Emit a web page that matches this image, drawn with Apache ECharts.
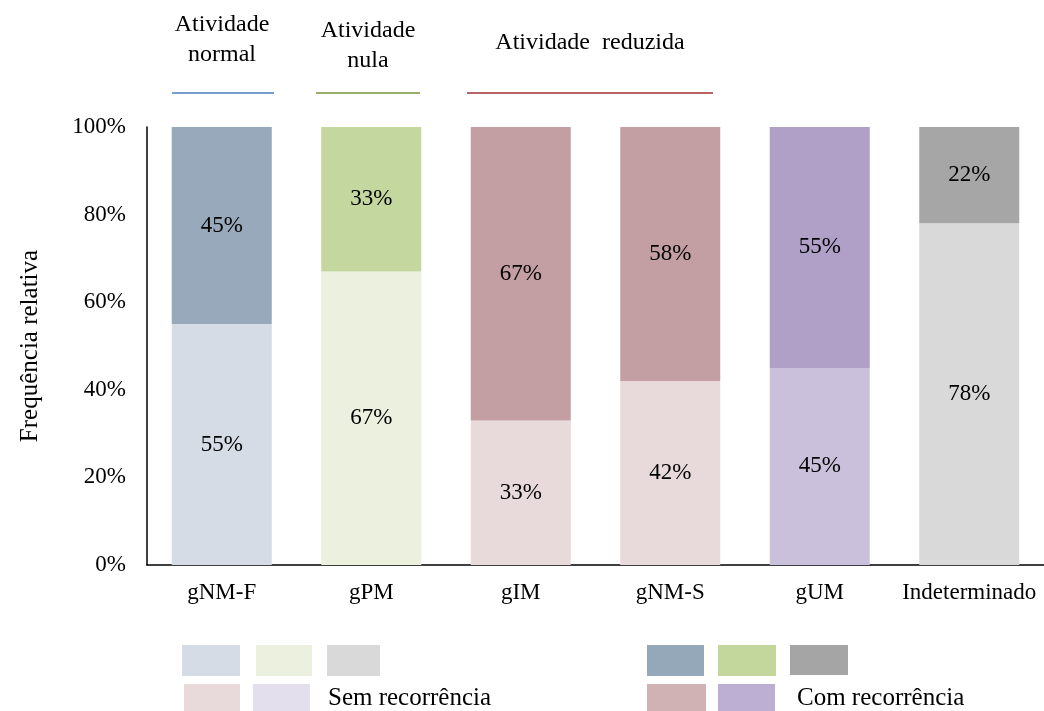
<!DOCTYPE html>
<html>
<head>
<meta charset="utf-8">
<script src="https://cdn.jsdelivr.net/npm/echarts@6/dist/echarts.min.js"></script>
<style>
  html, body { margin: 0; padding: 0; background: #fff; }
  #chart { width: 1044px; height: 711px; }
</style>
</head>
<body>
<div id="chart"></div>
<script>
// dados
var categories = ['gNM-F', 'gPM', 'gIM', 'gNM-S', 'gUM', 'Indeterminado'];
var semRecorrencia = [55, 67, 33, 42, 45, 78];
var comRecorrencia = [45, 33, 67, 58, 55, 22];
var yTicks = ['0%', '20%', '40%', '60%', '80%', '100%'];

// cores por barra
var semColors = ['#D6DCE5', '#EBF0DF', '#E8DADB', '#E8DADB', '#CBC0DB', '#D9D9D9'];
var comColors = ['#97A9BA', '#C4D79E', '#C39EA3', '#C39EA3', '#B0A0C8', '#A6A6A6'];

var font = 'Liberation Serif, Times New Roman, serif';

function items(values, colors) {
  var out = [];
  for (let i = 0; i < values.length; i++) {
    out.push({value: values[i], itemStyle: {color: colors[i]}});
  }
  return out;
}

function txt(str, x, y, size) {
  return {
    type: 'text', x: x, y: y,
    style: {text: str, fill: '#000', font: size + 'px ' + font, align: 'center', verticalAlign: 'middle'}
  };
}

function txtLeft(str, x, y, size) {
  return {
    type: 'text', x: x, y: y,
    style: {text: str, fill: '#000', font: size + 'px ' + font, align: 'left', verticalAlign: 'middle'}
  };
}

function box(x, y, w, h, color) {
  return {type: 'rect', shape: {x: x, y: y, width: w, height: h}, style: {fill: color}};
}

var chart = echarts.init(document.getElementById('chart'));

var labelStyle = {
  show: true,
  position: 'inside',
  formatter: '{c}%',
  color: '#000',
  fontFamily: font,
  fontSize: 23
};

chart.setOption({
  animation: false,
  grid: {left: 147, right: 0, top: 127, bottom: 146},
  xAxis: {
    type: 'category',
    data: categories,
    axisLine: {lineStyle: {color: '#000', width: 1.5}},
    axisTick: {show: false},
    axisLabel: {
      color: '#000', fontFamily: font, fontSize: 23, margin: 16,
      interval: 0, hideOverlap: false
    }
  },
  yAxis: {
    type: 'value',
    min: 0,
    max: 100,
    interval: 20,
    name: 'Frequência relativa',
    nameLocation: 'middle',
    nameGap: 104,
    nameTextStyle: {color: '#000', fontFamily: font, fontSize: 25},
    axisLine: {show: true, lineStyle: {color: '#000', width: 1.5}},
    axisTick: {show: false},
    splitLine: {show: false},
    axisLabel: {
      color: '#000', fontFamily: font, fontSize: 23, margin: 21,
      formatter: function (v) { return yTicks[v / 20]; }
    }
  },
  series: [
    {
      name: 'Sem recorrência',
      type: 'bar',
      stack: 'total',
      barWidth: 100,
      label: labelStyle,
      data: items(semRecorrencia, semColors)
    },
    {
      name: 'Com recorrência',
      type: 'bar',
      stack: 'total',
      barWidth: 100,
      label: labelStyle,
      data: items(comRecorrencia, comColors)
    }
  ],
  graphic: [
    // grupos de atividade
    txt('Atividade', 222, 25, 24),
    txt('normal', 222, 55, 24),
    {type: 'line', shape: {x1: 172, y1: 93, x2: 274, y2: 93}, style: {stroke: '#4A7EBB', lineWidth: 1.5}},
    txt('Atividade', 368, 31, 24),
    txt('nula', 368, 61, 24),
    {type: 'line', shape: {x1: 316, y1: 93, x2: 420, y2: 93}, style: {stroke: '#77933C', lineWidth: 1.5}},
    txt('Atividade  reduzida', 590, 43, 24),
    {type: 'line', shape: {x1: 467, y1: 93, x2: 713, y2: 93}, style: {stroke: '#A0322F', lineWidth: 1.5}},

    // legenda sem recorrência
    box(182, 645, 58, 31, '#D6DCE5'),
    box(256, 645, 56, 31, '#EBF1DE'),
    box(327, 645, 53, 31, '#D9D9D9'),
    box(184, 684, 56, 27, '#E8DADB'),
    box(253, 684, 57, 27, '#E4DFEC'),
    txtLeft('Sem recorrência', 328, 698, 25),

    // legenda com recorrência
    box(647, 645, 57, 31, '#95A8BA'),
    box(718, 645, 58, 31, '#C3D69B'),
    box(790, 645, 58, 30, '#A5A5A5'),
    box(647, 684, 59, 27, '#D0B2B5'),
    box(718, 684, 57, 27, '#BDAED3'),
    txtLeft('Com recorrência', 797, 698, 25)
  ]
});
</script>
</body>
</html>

########

Using the data above, print every line exactly, omitting pictures.

TASK OUTPUT:
Emit a web page that matches this image, drawn with Apache ECharts.
<!DOCTYPE html>
<html>
<head>
<meta charset="utf-8">
<script src="https://cdn.jsdelivr.net/npm/echarts@6/dist/echarts.min.js"></script>
<style>
  html, body { margin: 0; padding: 0; background: #fff; }
  #chart { width: 1044px; height: 711px; }
</style>
</head>
<body>
<div id="chart"></div>
<script>
// dados
var categories = ['gNM-F', 'gPM', 'gIM', 'gNM-S', 'gUM', 'Indeterminado'];
var semRecorrencia = [55, 67, 33, 42, 45, 78];
var comRecorrencia = [45, 33, 67, 58, 55, 22];
var yTicks = ['0%', '20%', '40%', '60%', '80%', '100%'];

// cores por barra
var semColors = ['#D6DCE5', '#EBF0DF', '#E8DADB', '#E8DADB', '#CBC0DB', '#D9D9D9'];
var comColors = ['#97A9BA', '#C4D79E', '#C39EA3', '#C39EA3', '#B0A0C8', '#A6A6A6'];

var font = 'Liberation Serif, Times New Roman, serif';

function items(values, colors) {
  var out = [];
  for (let i = 0; i < values.length; i++) {
    out.push({value: values[i], itemStyle: {color: colors[i]}});
  }
  return out;
}

function txt(str, x, y, size) {
  return {
    type: 'text', x: x, y: y,
    style: {text: str, fill: '#000', font: size + 'px ' + font, align: 'center', verticalAlign: 'middle'}
  };
}

function txtLeft(str, x, y, size) {
  return {
    type: 'text', x: x, y: y,
    style: {text: str, fill: '#000', font: size + 'px ' + font, align: 'left', verticalAlign: 'middle'}
  };
}

function box(x, y, w, h, color) {
  return {type: 'rect', shape: {x: x, y: y, width: w, height: h}, style: {fill: color}};
}

var chart = echarts.init(document.getElementById('chart'));

var labelStyle = {
  show: true,
  position: 'inside',
  formatter: '{c}%',
  color: '#000',
  fontFamily: font,
  fontSize: 23
};

chart.setOption({
  animation: false,
  grid: {left: 147, right: 0, top: 127, bottom: 146},
  xAxis: {
    type: 'category',
    data: categories,
    axisLine: {lineStyle: {color: '#000', width: 1.5}},
    axisTick: {show: false},
    axisLabel: {
      color: '#000', fontFamily: font, fontSize: 23, margin: 16,
      interval: 0, hideOverlap: false
    }
  },
  yAxis: {
    type: 'value',
    min: 0,
    max: 100,
    interval: 20,
    name: 'Frequência relativa',
    nameLocation: 'middle',
    nameGap: 104,
    nameTextStyle: {color: '#000', fontFamily: font, fontSize: 25},
    axisLine: {show: true, lineStyle: {color: '#000', width: 1.5}},
    axisTick: {show: false},
    splitLine: {show: false},
    axisLabel: {
      color: '#000', fontFamily: font, fontSize: 23, margin: 21,
      formatter: function (v) { return yTicks[v / 20]; }
    }
  },
  series: [
    {
      name: 'Sem recorrência',
      type: 'bar',
      stack: 'total',
      barWidth: 100,
      label: labelStyle,
      data: items(semRecorrencia, semColors)
    },
    {
      name: 'Com recorrência',
      type: 'bar',
      stack: 'total',
      barWidth: 100,
      label: labelStyle,
      data: items(comRecorrencia, comColors)
    }
  ],
  graphic: [
    // grupos de atividade
    txt('Atividade', 222, 25, 24),
    txt('normal', 222, 55, 24),
    {type: 'line', shape: {x1: 172, y1: 93, x2: 274, y2: 93}, style: {stroke: '#4A7EBB', lineWidth: 1.5}},
    txt('Atividade', 368, 31, 24),
    txt('nula', 368, 61, 24),
    {type: 'line', shape: {x1: 316, y1: 93, x2: 420, y2: 93}, style: {stroke: '#77933C', lineWidth: 1.5}},
    txt('Atividade  reduzida', 590, 43, 24),
    {type: 'line', shape: {x1: 467, y1: 93, x2: 713, y2: 93}, style: {stroke: '#A0322F', lineWidth: 1.5}},

    // legenda sem recorrência
    box(182, 645, 58, 31, '#D6DCE5'),
    box(256, 645, 56, 31, '#EBF1DE'),
    box(327, 645, 53, 31, '#D9D9D9'),
    box(184, 684, 56, 27, '#E8DADB'),
    box(253, 684, 57, 27, '#E4DFEC'),
    txtLeft('Sem recorrência', 328, 698, 25),

    // legenda com recorrência
    box(647, 645, 57, 31, '#95A8BA'),
    box(718, 645, 58, 31, '#C3D69B'),
    box(790, 645, 58, 30, '#A5A5A5'),
    box(647, 684, 59, 27, '#D0B2B5'),
    box(718, 684, 57, 27, '#BDAED3'),
    txtLeft('Com recorrência', 797, 698, 25)
  ]
});
</script>
</body>
</html>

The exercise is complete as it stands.